Кино

Валентин Ирхин
Кассира не было видно, только руки в горящем окошке, считающие ритмы танцем пальцев, крутящие пачку программ и последних билетов.
Две стороны звенящего рубля мерцали и зеркалили. Слишком многим хочется в зал – доберется к нему не каждый.
По ответу все бланки и связи оказались почти не нужны. Квитанции-справки-инструкции – тоже в корзину.
Добровольный швейцар размахивал жезлом, посылая наверх и вниз. Коридоры и подвалы входят в лифты разных зданий и подъездов – ступай и лети куда успеешь.
Очень вязкие слои, резиновые двери с нечеткими границами.
Покуда нет точности взгляда и ловкости рук, будем рубить мечом. Справа налево, потом наизнанку.
Войти простым путем никак нельзя, занудный напор ветра отбросит все устремления.
Не так прямолинейно, полезно чуть расслабиться и тень перешагнуть.
Такая хитрая игра.
Петляя по рельсам и черным тоннелям, переходи по мостам и лестницам между ступенями бытия и платформами понимания.
Брюссельские подземные вокзалы, хотя и не грозят безумьем, не склонны баловать душевным светом и теплом.
Поезда гремели рывками, возвращая вспышки навстречу.
Сеанс давненько начался, сюжет трагический, завязка большинству осталась неизвестной, но это и не важно – все схвачены на нить.
Колесо молотить не устанет, ты в центре событий. Оно прочное, чуть изгибается.
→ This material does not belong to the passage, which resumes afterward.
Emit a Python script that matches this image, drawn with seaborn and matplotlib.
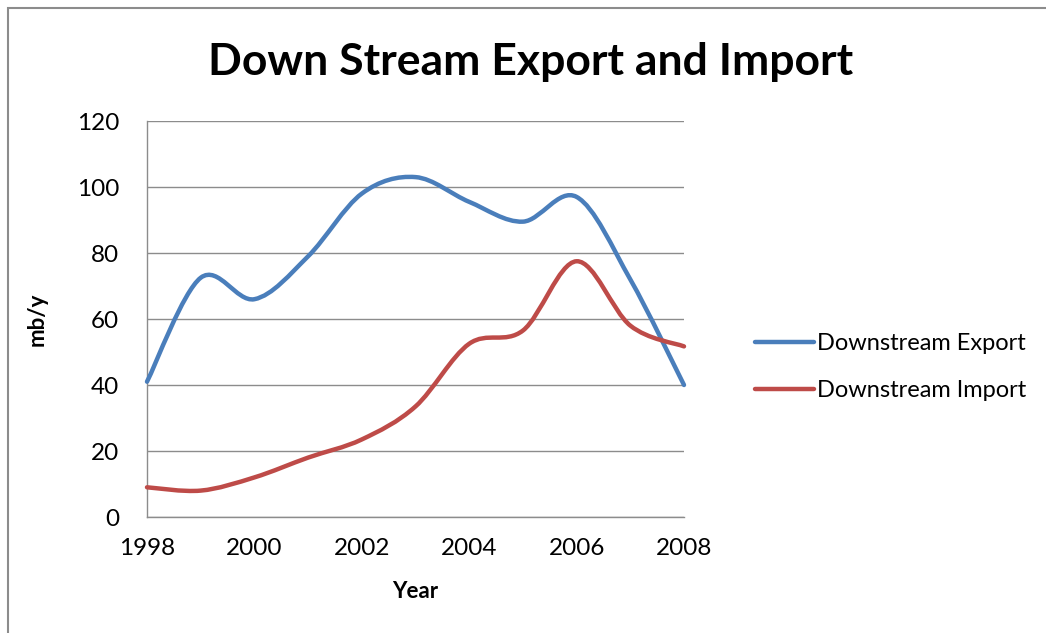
import numpy as np
import pandas as pd
import matplotlib
matplotlib.use("Agg")
import matplotlib.pyplot as plt
from matplotlib.path import Path
from matplotlib.patches import PathPatch, Rectangle
from matplotlib.lines import Line2D
import seaborn as sns

years = [1998, 1999, 2000, 2001, 2002, 2003, 2004, 2005, 2006, 2007, 2008]
export_vals = [41, 72.5, 66, 79, 98, 103, 95.5, 89.5, 97, 72, 40]
import_vals = [9, 8, 12, 18, 23.5, 33.5, 52.5, 56.5, 77.5, 58, 51.7]
series_names = ["Downstream Export", "Downstream Import"]
colors = ["#4A7EBB", "#BE4B48"]


def smooth_path(xs, ys):
    # Excel-style smoothed line: cubic bezier segments through the data points
    pts = np.column_stack([xs, ys]).astype(float)
    verts = [pts[0]]
    codes = [Path.MOVETO]
    n = len(pts)
    for i in range(n - 1):
        p0 = pts[i - 1] if i > 0 else pts[i]
        p1 = pts[i]
        p2 = pts[i + 1]
        p3 = pts[i + 2] if i + 2 < n else pts[i + 1]
        c1 = p1 + (p2 - p0) / 6.0
        c2 = p2 - (p3 - p1) / 6.0
        verts += [c1, c2, p2]
        codes += [Path.CURVE4] * 3
    return Path(verts, codes)


df = pd.DataFrame({
    "Year": years * 2,
    "value": export_vals + import_vals,
    "series": [series_names[0]] * len(years) + [series_names[1]] * len(years),
})

sns.set_style("white")
plt.rcParams["font.family"] = ["Lato", "DejaVu Sans"]
plt.rcParams["text.color"] = "black"

fig = plt.figure(figsize=(10.46, 6.33), dpi=100)
ax = fig.add_axes([147 / 1046, 1 - 517 / 633, 537 / 1046, 396 / 633])

# invisible seaborn layer sets up the data scales
sns.lineplot(data=df, x="Year", y="value", hue="series", ax=ax,
             linewidth=0, legend=False, palette=colors)

for vals, c in zip([export_vals, import_vals], colors):
    ax.add_patch(PathPatch(smooth_path(years, vals), fill=False, edgecolor=c,
                           lw=3.2, capstyle="round", joinstyle="round",
                           clip_on=False, zorder=3))

ax.set_xlim(1998, 2008)
ax.set_ylim(0, 120)
ax.set_xticks(range(1998, 2009, 2))
ax.set_yticks(range(0, 121, 20))
ax.yaxis.grid(True, color="#8C8C8C", linewidth=1.0)
ax.xaxis.grid(False)
ax.set_axisbelow(True)
for s in ["top", "right"]:
    ax.spines[s].set_visible(False)
for s in ["left", "bottom"]:
    ax.spines[s].set_color("#8C8C8C")
    ax.spines[s].set_linewidth(1.0)
ax.tick_params(axis="both", length=0, labelsize=17.5, colors="black")
ax.tick_params(axis="x", pad=15)
ax.tick_params(axis="y", pad=20)

ax.set_xlabel("Year", fontsize=16, fontweight="bold", labelpad=16, color="black")
ax.set_ylabel("mb/y", fontsize=16, fontweight="bold", labelpad=21, color="black")

fig.suptitle("Down Stream Export and Import", x=531 / 1046, y=1 - 62 / 633,
             va="center", fontsize=32, fontweight="bold", color="black")

handles = [Line2D([], [], color=c, lw=3.2, solid_capstyle="round") for c in colors]
fig.legend(handles, series_names, loc="center left",
           bbox_to_anchor=(734 / 1046, 1 - 367 / 633), frameon=False,
           fontsize=17, handlelength=2.5, handletextpad=0.1, labelspacing=1.12)

# chart area border
fig.add_artist(Rectangle((8 / 1046, -0.05), 1.2, 1 - 8 / 633 + 0.05,
                         transform=fig.transFigure, fill=False,
                         edgecolor="#8C8C8C", lw=1.5))

fig.savefig("out.png", dpi=100)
Землю трясет, не спастись небоскребам.
Прошлые века стирались вдребезги, будто стекляшки в калейдоскопе, распадаясь на отражения, без крутых перемен к лучшему.
Серебристый туман нарастает, если так – не попасть назад.
Оно и кстати – скорее кончится вся эта тягота и хаос.
Умножались обороты пленки, ложились витки смысла, будто перекрученным ремнем, расширяясь волнами и вонзаясь спиралями.
Злодеев-осьминогов – в центрифугу на чернила.
Герои жмутся по углам и в кадр не рвутся. Напрасный страх, надежды нет, не плачьте и не смейтесь до конца.
Цветы сгорают в пепел, а муравьям не больно.
Проникаем в мелкую сеть, привычно болтая ногами. Тонко гудит голова, все ощутимее и строже реальность бытия.
Что там еще, за последним экраном?
Блаженства райские сады.
По ступенькам шагать не надо.
Сразу всё – и никаких гвоздей в мозоли.
Вдруг больше ничего уже не будет.
Если станет ярко и остро, прикрыть и не грузить глаза, они потом пригодятся, на них опора в дальнейших штудиях и странствиях.
Под крылом самолета темно-зеленые рощи.
Подводит трение и память, и видишь ясно не столь уж далеко и долго, размах и гибкость постепенно никнут, объем теряется в неплотном сером облаке.
Любовь чересчур буквально земная, грозит провалом.
Технический прогресс и стереоэффекты пока хромают, всего полметра от пола, руки привязаны к телу, проскальзывает взор.
Голос за кадром был тих и скромен, но верить ему все равно не стоит.
Фильм так и не мог захватить до конца, немного не достало наивной и наглой свежести.
Практика на этой стороне излишне въелась в кожу соленым панцирем.
Теперь однозначно прогонят, хотя без суеты и скуки – в запасе есть задачки на дом.
Выйти из глубин наружу без фатальных и грустных потерь.
Поворачивать очень муторно, скоро кончится анестезия.
Кессонная болезнь и перебои сердца.
Уходя, не оставляйте в кресле ран и дыр – не ты последний.